Several weeks later in late September/early October 1991 Charrington decided to tell his handlers of his trip for the first time. He reinforced his earlier intelligence that 2,000 kg was winging its way to Britain, but astonishingly feigned ignorance on the subject of mode of transport and date of arrival.
A few days later on 8 October 1991 the North East RCS disclosed their information to the Customs and Excise for the first time. All hell broke loose with Customs accusing the police of deliberately holding back on them until it was too late. To add insult to injury, Customs retorted by revealing that they had been independently looking into Charrington for months in Operation Python, as well as liaising with residual elements of the Midlands RCS's Operation Bruise. A wall of distrust formed between the two agencies. The upshot was that Customs began looking for their own way into the smuggling operation.

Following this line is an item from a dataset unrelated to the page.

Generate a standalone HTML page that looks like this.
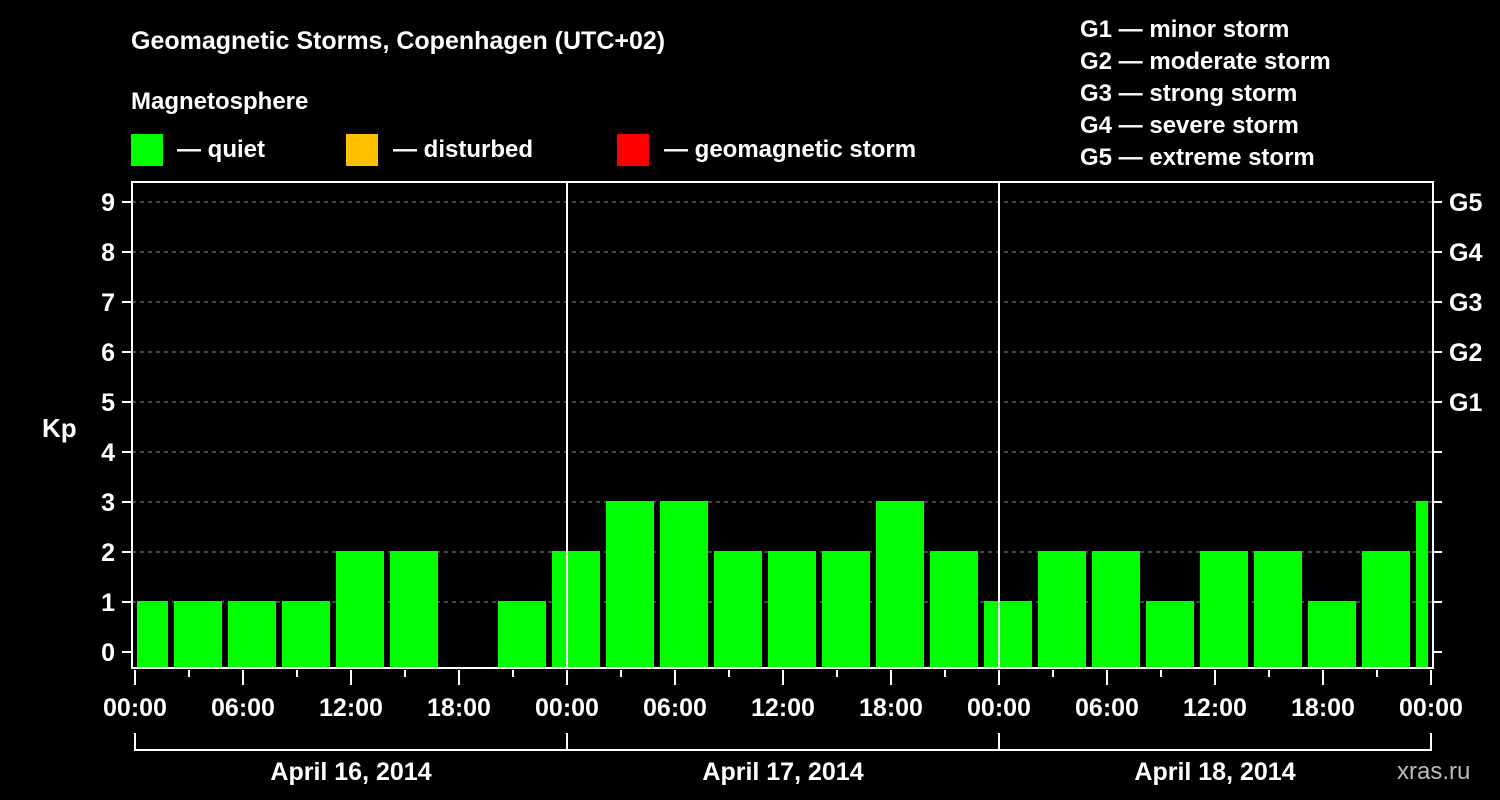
<!DOCTYPE html>
<html><head><meta charset="utf-8"><style>
body{margin:0;background:#000;width:1500px;height:800px;overflow:hidden}
svg{display:block;font-family:"Liberation Sans",Arial,sans-serif;font-weight:bold;fill:#fff}
</style></head><body>
<svg id="c" width="1500" height="800">
<text x="131" y="49" font-size="25">Geomagnetic Storms, Copenhagen (UTC+02)</text>
<text x="131" y="109" font-size="24">Magnetosphere</text>
<g><rect x="131" y="134" width="32" height="32" fill="#00ff00"/><text x="177" y="157" font-size="24">— quiet</text></g>
<g><rect x="346" y="134" width="32" height="32" fill="#ffc000"/><text x="393" y="157" font-size="24">— disturbed</text></g>
<g><rect x="617" y="134" width="32" height="32" fill="#ff0000"/><text x="664" y="157" font-size="24">— geomagnetic storm</text></g>
<g font-size="24">
<text x="1080" y="37">G1 — minor storm</text><text x="1080" y="69">G2 — moderate storm</text><text x="1080" y="101">G3 — strong storm</text><text x="1080" y="133">G4 — severe storm</text><text x="1080" y="165">G5 — extreme storm</text></g>
<text x="42" y="437" font-size="26">Kp</text>
<text x="1397" y="779" font-size="24" fill="#bbb" style="fill:#bbb;font-weight:normal">xras.ru</text>
<g id="grid"></g><g id="bars"></g><g id="axes"></g>
</svg>
<script>
const kpValues=[1,1,1,1,2,2,0,1,2,3,3,2,2,2,3,2,1,2,2,1,2,2,1,2,3];
const dayLabels=["April 16, 2014","April 17, 2014","April 18, 2014"];
const hourLabels=["00:00","06:00","12:00","18:00"];
const stormLabels=["G1","G2","G3","G4","G5"];
const NS="http://www.w3.org/2000/svg";
const L=132,R=1433,T=182,B=668,X0=135,PXH=18,Y0=652,PKP=50;
const xh=h=>X0+h*PXH, yk=k=>Y0-k*PKP;
function mk(p,tag,a){const e=document.createElementNS(NS,tag);for(const k in a)e.setAttribute(k,a[k]);document.getElementById(p).appendChild(e);return e;}
for(let k=0;k<=9;k++){
 if(k>0){const g=mk('grid','line',{x1:L,x2:R,y1:yk(k),y2:yk(k),stroke:'#888','stroke-dasharray':'4,4','stroke-width':1});
 }
 const t=mk('axes','line',{x1:122,x2:L,y1:yk(k),y2:yk(k),stroke:'#fff','stroke-width':2});
 
 const tx=mk('axes','text',{x:115,y:yk(k)+9,'font-size':25,'text-anchor':'end'});tx.textContent=k;
 
 const rt=mk('axes','line',{x1:R,x2:1442,y1:yk(k),y2:yk(k),stroke:'#fff','stroke-width':2});
 
 if(k>=5){const s=mk('axes','text',{x:1449,y:yk(k)+9,'font-size':25});s.textContent=stormLabels[k-5];
 }
}
kpValues.forEach((v,i)=>{
 if(v<=0)return;
 let x1=Math.max(xh(2+3*(i-1))+3,X0+2), x2=Math.min(xh(2+3*i)-3,R-5);
 const c=v>=5?'#ff0000':v>=4?'#ffc000':'#00ff00';
 const b=mk('bars','rect',{x:x1,y:yk(v)-1,width:x2-x1,height:B-yk(v)+1,fill:c});
 
});
const f=mk('axes','rect',{x:L,y:T,width:R-L,height:B-T,fill:'none',stroke:'#fff','stroke-width':2});

for(let d=1;d<3;d++){const l=mk('axes','line',{x1:xh(24*d),x2:xh(24*d),y1:T,y2:B,stroke:'#fff','stroke-width':2});
 }
for(let h=0;h<=72;h+=3){const maj=h%6===0;
 const t=mk('axes','line',{x1:xh(h),x2:xh(h),y1:B+2,y2:maj?685:677,stroke:'#fff','stroke-width':2});
 
 if(maj){const tx=mk('axes','text',{x:xh(h),y:716,'font-size':25,'text-anchor':'middle'});tx.textContent=hourLabels[(h%24)/6];
 }}
dayLabels.forEach((d,i)=>{
 const p=mk('axes','path',{d:`M${xh(24*i)},733 V750 H${xh(24*(i+1))} V733`,fill:'none',stroke:'#fff','stroke-width':2});
 
 const t=mk('axes','text',{x:xh(24*i+12),y:780,'font-size':25,'text-anchor':'middle'});t.textContent=d;
 
});
</script>
</body></html>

Almost immediately pieces of intelligence began to flow their way independently of Charrington and the Regional Crime Squad. The police in Caracas had got wind of the plot and in mid October tipped off Customs in Britain that a heavy-duty load of coke was in transit. Crucially, they filled in the blanks left by Charrington and said it would come by sea and possibly be stashed in blocks of metal.
As Customs and Excise analysed the intelligence to find out if there were any matching metal cargoes due into British ports, Mario Halley had quietly slipped into Manchester airport to meet Warren. It was 16 October.
Two days later the
Caraibe
docked at Felixstowe. At once Kassar ordered Asare to make ready the necessary arrangements to deliver the lead ingots to a storage depot called P&J Warehousing, owned by a Mr Singleton, near the Grand National racecourse in Aintree, Liverpool.